Windmill, Donnybrook West, Co. Dublin
Co. Dublin |
Kilns
On a late eighteenth-century map of Donnybrook, amid the hand-drawn lanes and field boundaries of what was then a village on the southern edge of Dublin, there is a small mark indicating a windmill stump.
Not a working mill, not a grand structure, but a stump, the truncated base of a tower mill that had apparently already lost its purpose by the time someone thought to record it. That distinction matters. It suggests the mill was old enough, or redundant enough, that only its lowest section survived into the cartographic record, a ghost of a building captured at the moment of its near-disappearance.
The notes attached to this site are sparse almost to the point of silence.

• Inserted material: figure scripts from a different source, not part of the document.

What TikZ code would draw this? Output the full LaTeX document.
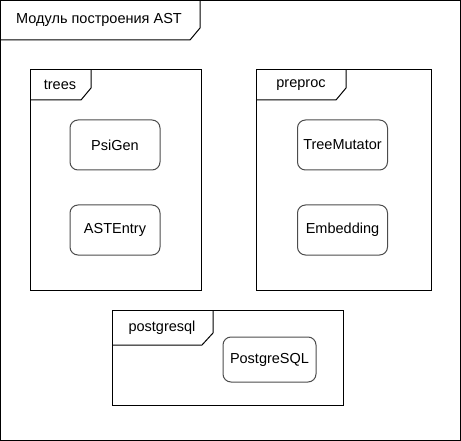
\documentclass[tikz,border=0pt]{standalone}
\usepackage{fontspec}
\setmainfont{Liberation Sans}
\begin{document}
\begin{tikzpicture}[x=1pt,y=-1pt,
  frame/.style={draw=black,line width=1pt},
  tab/.style={draw=black,line width=1pt,line join=miter},
  lbl/.style={font=\fontsize{14.5}{17}\selectfont,inner sep=0pt},
  comp/.style={draw=black!70,line width=1pt,rounded corners=8pt,minimum width=90pt,minimum height=50pt,font=\fontsize{14.5}{17}\selectfont,inner sep=0pt}]
\useasboundingbox (0,0) rectangle (461,441);
% outer frame
\draw[frame] (0.5,0.5) rectangle (460,440);
\draw[tab] (0.5,40) -- (190,40) -- (200,28) -- (200,0.5);
\node[lbl] (outerlbl) at (99,20) {Модуль построения AST};
% trees
\draw[frame] (30,70) rectangle (201,290);
\draw[tab] (30,100) -- (81,100) -- (91,88) -- (91,70);
\node[lbl] (treeslbl) at (60,85) {trees};
\node[comp] (psigen) at (115,145) {PsiGen};
\node[comp] (astentry) at (115,230) {ASTEntry};
% preproc
\draw[frame] (256,70) rectangle (431,290);
\draw[tab] (256,100) -- (336,100) -- (346,88) -- (346,70);
\node[lbl] (preproclbl) at (301,85) {preproc};
\node[comp] (treemut) at (342.5,145) {TreeMutator};
\node[comp] (embed) at (342.5,230) {Embedding};
% postgresql
\draw[frame] (112,310) rectangle (343,405);
\draw[tab] (112,345) -- (202,345) -- (213,333) -- (213,310);
\node[lbl] (pglbl) at (162,328) {postgresql};
\node[comp,minimum width=93pt,minimum height=45pt] (pg) at (269.5,359.5) {PostgreSQL};
\end{tikzpicture}
\end{document}
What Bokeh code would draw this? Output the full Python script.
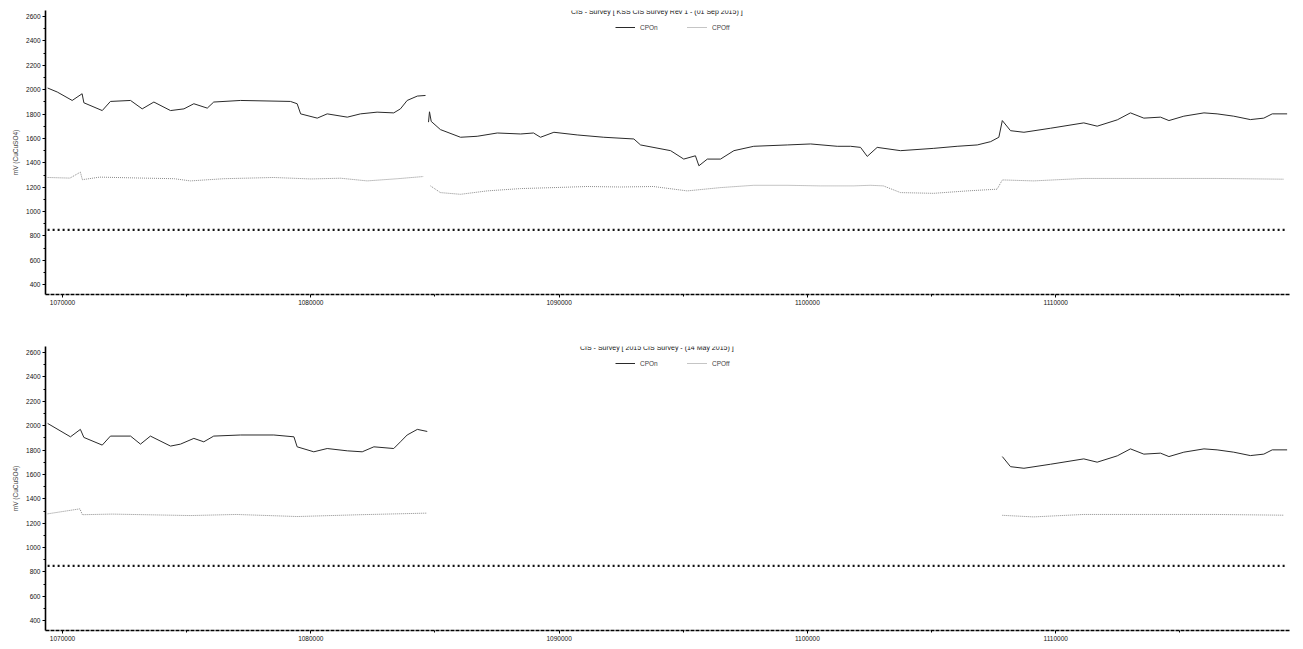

The date of the mill's construction is uncertain, and no builder or owner is named in the surviving record. What can be said is that windmills were a practical feature of the Dublin landscape from the medieval period onward, used primarily for grinding grain, and that their placement on elevated or exposed ground was a practical necessity rather than an aesthetic choice. Donnybrook West, sitting on slightly raised ground south of the Dodder, would have offered reasonable exposure to prevailing winds. The late eighteenth-century map that preserves the stump's outline is itself a valuable document, part of a period when Irish cartography was becoming increasingly systematic, driven partly by administrative and military interest in the landscape. That this particular remnant was considered worth marking suggests it was still a visible feature at the time, even in its reduced state.
Because no physical trace of the stump has been confirmed at ground level in the modern streetscape, a visit here is less about finding a standing structure and more about reading a changed landscape. The area around Donnybrook has been absorbed into the suburban fabric of south Dublin, and the field patterns visible on that eighteenth-century map have long since given way to roads, housing, and commercial development. The most rewarding approach is probably through the map itself, which can be consulted in digitised form through the relevant national collections, allowing a comparison between what was recorded then and what satellite imagery or a walk through the area reveals now. The absence of the mill, in that sense, becomes its own kind of evidence.